Die wichtigste Initiative – das muss unser zentrales Projekt für Deutschland im Jahr 2020 sein – ist für uns aber die Verbesserung der Bildungschancen. Jedes Jahr verlassen Zehntausende Jugendliche ohne Abschluss die Schule. Seit zehn Jahren gibt es keine Verbesserung bei den Jugendlichen ohne Berufsausbildung – aktuell 1,5 Millionen junge Erwachsene zwischen 20 und 30 Jahren starten so in ein Arbeitsleben ohne Perspektiven. Deshalb werden wir die Bildungsinvestitionen steigern! Und wir sagen klar: Wer bessere Bildung will, ohne neue Schulden zu machen, der muss auch bereit sein, für diejenigen, die in den letzten Jahren die größten Einkommenszuwächse hatten, die Steuern zu erhöhen.

Die jetzige Regierung handelt nicht, sondern sie reagiert nur und profitiert von vergangenen Entscheidungen. Deutschland braucht aber zur Sicherung seiner Zukunft eine entschlossene, vorausschauende und mutige Reformpolitik. Dazu zählt der Infrastrukturkonsens für unser Land: Schluss mit dem Verfall lebenswichtiger Infrastruktur, Schluss mit der Blockade zentraler Innovationen, Trendwende zu höheren Investitionen in Verkehrs-, Strom- und Breitbandnetze. Eines hat die Regierung Merkel nie begriffen: Die Reformen, die wir vor zehn Jahren begonnen haben, konnten ihre Wirkung nur entfalten, weil wir zugleich massiv in Bildung und Infrastruktur investiert haben.

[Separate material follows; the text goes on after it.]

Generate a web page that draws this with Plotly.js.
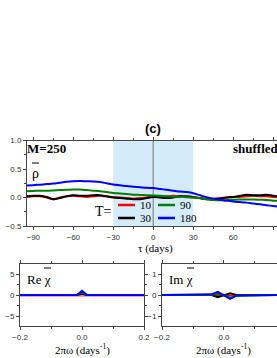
<!DOCTYPE html>
<html><head><meta charset="utf-8">
<script src="https://cdn.plot.ly/plotly-3.0.1.min.js"></script>
<style>html,body{margin:0;padding:0;background:#fff;}#chart{width:277px;height:358px;}</style>
</head><body><div id="chart"></div>
<script>
// ---- data ----
const tau = [-95,-90,-85,-80,-75,-70,-65,-60,-55,-50,-45,-40,-35,-30,-25,-20,-15,-10,-5,0,5,10,15,20,25,30,35,40,45,50,55,60,65,70,75,80,85,90,95];
const rhoT10 = [0.01,0.02,0.02,0.0,-0.03,0.0,0.02,0.03,0.02,0.01,0.02,0.03,0.02,0.01,0.0,-0.01,-0.02,-0.01,0.0,0.02,0.01,0.02,0.03,0.02,0.01,0.0,-0.01,-0.02,-0.02,-0.01,0.0,0.01,0.01,0.02,0.03,0.02,0.02,0.01,0.0];
const rhoT30 = [0.02,0.03,0.03,0.01,-0.03,-0.01,0.02,0.04,0.03,0.03,0.04,0.04,0.02,0.0,-0.01,-0.02,-0.03,-0.03,-0.01,0.01,0.0,-0.01,0.0,0.02,0.02,0.01,-0.01,-0.03,-0.03,-0.02,0.0,0.01,0.03,0.05,0.04,0.04,0.05,0.03,0.02];
const rhoT90 = [0.11,0.115,0.12,0.12,0.125,0.13,0.135,0.14,0.14,0.13,0.12,0.11,0.095,0.08,0.07,0.06,0.05,0.045,0.04,0.035,0.03,0.02,0.015,0.01,0.005,0.0,-0.015,-0.03,-0.045,-0.05,-0.045,-0.04,-0.035,-0.035,-0.035,-0.04,-0.045,-0.055,-0.06];
const rhoT180 = [0.21,0.215,0.225,0.235,0.245,0.26,0.275,0.285,0.29,0.285,0.28,0.27,0.25,0.23,0.215,0.2,0.19,0.18,0.17,0.165,0.15,0.135,0.12,0.105,0.095,0.075,0.04,0.005,-0.02,-0.04,-0.055,-0.07,-0.08,-0.09,-0.105,-0.12,-0.135,-0.15,-0.165];

const freqRe = [-0.2,-0.016,0,0.016,0.2];
const reT10 = [-0.15,-0.15,-0.05,-0.15,-0.15];
const reT30 = [0,0,0.3,0,0];
const reT90 = [0,0,0.7,0,0];
const reT180 = [0,0,1.0,0,0];

const freqIm = [-0.2,-0.04,-0.02,0,0.02,0.04,0.2];
const imT10 = [0,0,0.03,0,-0.03,0,0];
const imT30 = [0,0,-0.1,0,0.08,0,0];
const imT90 = [0,0.01,0.06,0,-0.15,-0.02,0];
const imT180 = [0,0.03,0.15,0,-0.18,-0.03,0];

const seriesNames = ['10','30','90','180'];
const seriesColors = ['#ff0000','#000000','#008000','#0000ff'];

// ---- chart ----
const W = 277, H = 358;
const px = v => v / W, py = v => 1 - v / H;

const mainY = [rhoT10, rhoT30, rhoT90, rhoT180];
const reY = [reT10, reT30, reT90, reT180];
const imY = [imT10, imT30, imT90, imT180];
const traces = [];
for (let i = 0; i < 4; i++) {
  traces.push({x: tau, y: mainY[i], xaxis: 'x', yaxis: 'y', type: 'scatter', mode: 'lines',
    line: {color: seriesColors[i], width: 2, shape: 'spline', smoothing: 0.8}, name: 'T=' + seriesNames[i], showlegend: false});
}
for (let i = 0; i < 4; i++) {
  traces.push({x: freqRe, y: reY[i], xaxis: 'x2', yaxis: 'y2', type: 'scatter', mode: 'lines',
    line: {color: seriesColors[i], width: 2}, opacity: i === 0 ? 0.5 : 1, showlegend: false});
}
for (let i = 0; i < 4; i++) {
  traces.push({x: freqIm, y: imY[i], xaxis: 'x3', yaxis: 'y3', type: 'scatter', mode: 'lines',
    line: {color: seriesColors[i], width: 2}, showlegend: false});
}

const tickFont = {family: 'Arial, Liberation Sans, sans-serif', size: 8, color: '#333'};
const axBase = {showline: true, linecolor: '#444', linewidth: 1, ticks: 'outside', ticklen: 3, tickcolor: '#444',
  tickfont: tickFont, showgrid: false, zeroline: false, fixedrange: true};

const layout = {
  width: W, height: H, margin: {l: 0, r: 0, t: 0, b: 0}, paper_bgcolor: '#fff', plot_bgcolor: 'rgba(0,0,0,0)',
  showlegend: false,
  xaxis: Object.assign({}, axBase, {domain: [px(27), 1], range: [-94.7, 92.8], anchor: 'y', mirror: 'ticks',
    tickvals: [-90,-60,-30,0,30,60,90], minor: {dtick: 15, tick0: 0, ticks: 'outside', ticklen: 2, tickcolor: '#444'}}),
  yaxis: Object.assign({}, axBase, {domain: [py(226), py(140.5)], range: [-0.5, 1.0], anchor: 'x',
    tickvals: [-0.5, 0, 0.5, 1.0], tickformat: '.1f', minor: {dtick: 0.25, tick0: 0, ticks: 'outside', ticklen: 2, tickcolor: '#444'}}),
  xaxis2: Object.assign({}, axBase, {domain: [px(20), px(144)], range: [-0.2, 0.2], anchor: 'y2', mirror: 'ticks',
    tickvals: [-0.2, 0, 0.2], tickformat: '.1f', minor: {dtick: 0.1, tick0: 0, ticks: 'outside', ticklen: 2, tickcolor: '#444'}}),
  yaxis2: Object.assign({}, axBase, {domain: [py(326), py(264)], range: [-7.38, 7.38], anchor: 'x2', mirror: 'ticks',
    tickvals: [-5, 0, 5], minor: {dtick: 2.5, tick0: 0, ticks: 'outside', ticklen: 2, tickcolor: '#444'}}),
  xaxis3: Object.assign({}, axBase, {domain: [px(162), 1], range: [-0.2, 0.171], anchor: 'y3', mirror: 'ticks',
    tickvals: [-0.2, 0], tickformat: '.1f', minor: {dtick: 0.1, tick0: 0, ticks: 'outside', ticklen: 2, tickcolor: '#444'}}),
  yaxis3: Object.assign({}, axBase, {domain: [py(326), py(264)], range: [-1.476, 1.476], anchor: 'x3',
    tickvals: [-1, 0, 1], minor: {dtick: 0.5, tick0: 0, ticks: 'outside', ticklen: 2, tickcolor: '#444'}}),
  shapes: [
    {type: 'rect', xref: 'x', yref: 'y domain', x0: -30, x1: 30, y0: 0, y1: 1, fillcolor: '#d3ebfb', line: {width: 0}, layer: 'below'},
    {type: 'line', xref: 'x', yref: 'y domain', x0: 0, x1: 0, y0: 0, y1: 1, line: {color: '#9a9a9a', width: 1.5}, layer: 'below'},
    // legend keys
    {type: 'line', xref: 'paper', yref: 'paper', x0: px(118), x1: px(135), y0: py(205), y1: py(205), line: {color: seriesColors[0], width: 2.5}},
    {type: 'line', xref: 'paper', yref: 'paper', x0: px(158), x1: px(175), y0: py(205), y1: py(205), line: {color: seriesColors[2], width: 2.5}},
    {type: 'line', xref: 'paper', yref: 'paper', x0: px(118), x1: px(135), y0: py(218), y1: py(218), line: {color: seriesColors[1], width: 2.5}},
    {type: 'line', xref: 'paper', yref: 'paper', x0: px(158), x1: px(175), y0: py(218), y1: py(218), line: {color: seriesColors[3], width: 2.5}},
    // overbars
    {type: 'line', xref: 'paper', yref: 'paper', x0: px(32), x1: px(39), y0: py(163), y1: py(163), line: {color: '#000', width: 1}},
    {type: 'line', xref: 'paper', yref: 'paper', x0: px(44), x1: px(51), y0: py(268), y1: py(268), line: {color: '#000', width: 1}},
    {type: 'line', xref: 'paper', yref: 'paper', x0: px(187), x1: px(194), y0: py(268), y1: py(268), line: {color: '#000', width: 1}}
  ],
  annotations: []
};

const serif = 'Liberation Serif, Times New Roman, serif';
function ann(text, x, y, opts) {
  layout.annotations.push(Object.assign({text: text, xref: 'paper', yref: 'paper', x: px(x), y: py(y), showarrow: false,
    xanchor: 'left', yanchor: 'middle', borderpad: 0, font: {family: serif, size: 12, color: '#000'}}, opts || {}));
}
ann('<b>(c)</b>', 153, 128, {xanchor: 'center', font: {family: 'Arial, Liberation Sans, sans-serif', size: 13, color: '#000'}});
ann('<b>M=250</b>', 26, 148, {font: {family: serif, size: 13, color: '#000'}});
ann('ρ', 31, 173, {font: {family: serif, size: 14, color: '#000'}});
ann('<b>shuffled</b>', 232, 148, {font: {family: serif, size: 13, color: '#000'}});
ann('T=', 94, 211, {font: {family: serif, size: 14, color: '#000'}});
ann(seriesNames[0], 139, 205, {font: {family: serif, size: 11, color: '#000'}});
ann(seriesNames[2], 179, 205, {font: {family: serif, size: 11, color: '#000'}});
ann(seriesNames[1], 139, 218, {font: {family: serif, size: 11, color: '#000'}});
ann(seriesNames[3], 179, 218, {font: {family: serif, size: 11, color: '#000'}});
ann('τ (days)', 155, 248, {xanchor: 'center', font: {family: serif, size: 11, color: '#000'}});
ann('Re χ', 26, 279, {font: {family: serif, size: 13, color: '#000'}});
ann('Im χ', 168, 279, {font: {family: serif, size: 13, color: '#000'}});
ann('2πω (days<sup>-1</sup>)', 82, 349, {xanchor: 'center', font: {family: serif, size: 11, color: '#000'}});
ann('2πω (days<sup>-1</sup>)', 224, 349, {xanchor: 'center', font: {family: serif, size: 11, color: '#000'}});

Plotly.newPlot('chart', traces, layout, {staticPlot: true, displayModeBar: false});
</script>
</body></html>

Sehr geehrter Herr D., wie Sie selbst andeuten, sind die Gründe für Arbeitslosigkeit im Einzelnen vielfältig und verschieden. Deshalb gibt es auch keine einfachen und kurzen Antworten. Ich habe Ihnen skizziert, welche Politik die SPD für Deutschland für notwendig hält, damit unsere Gesellschaft die kommenden Herausforderungen gemeinsam und voll Zuversicht bestehen kann. In unserem Regierungsprogramm, das wir jetzt in Augsburg vorgestellt haben, finden Sie Mehr zu unseren Vorstellungen und Umsetzungsplänen.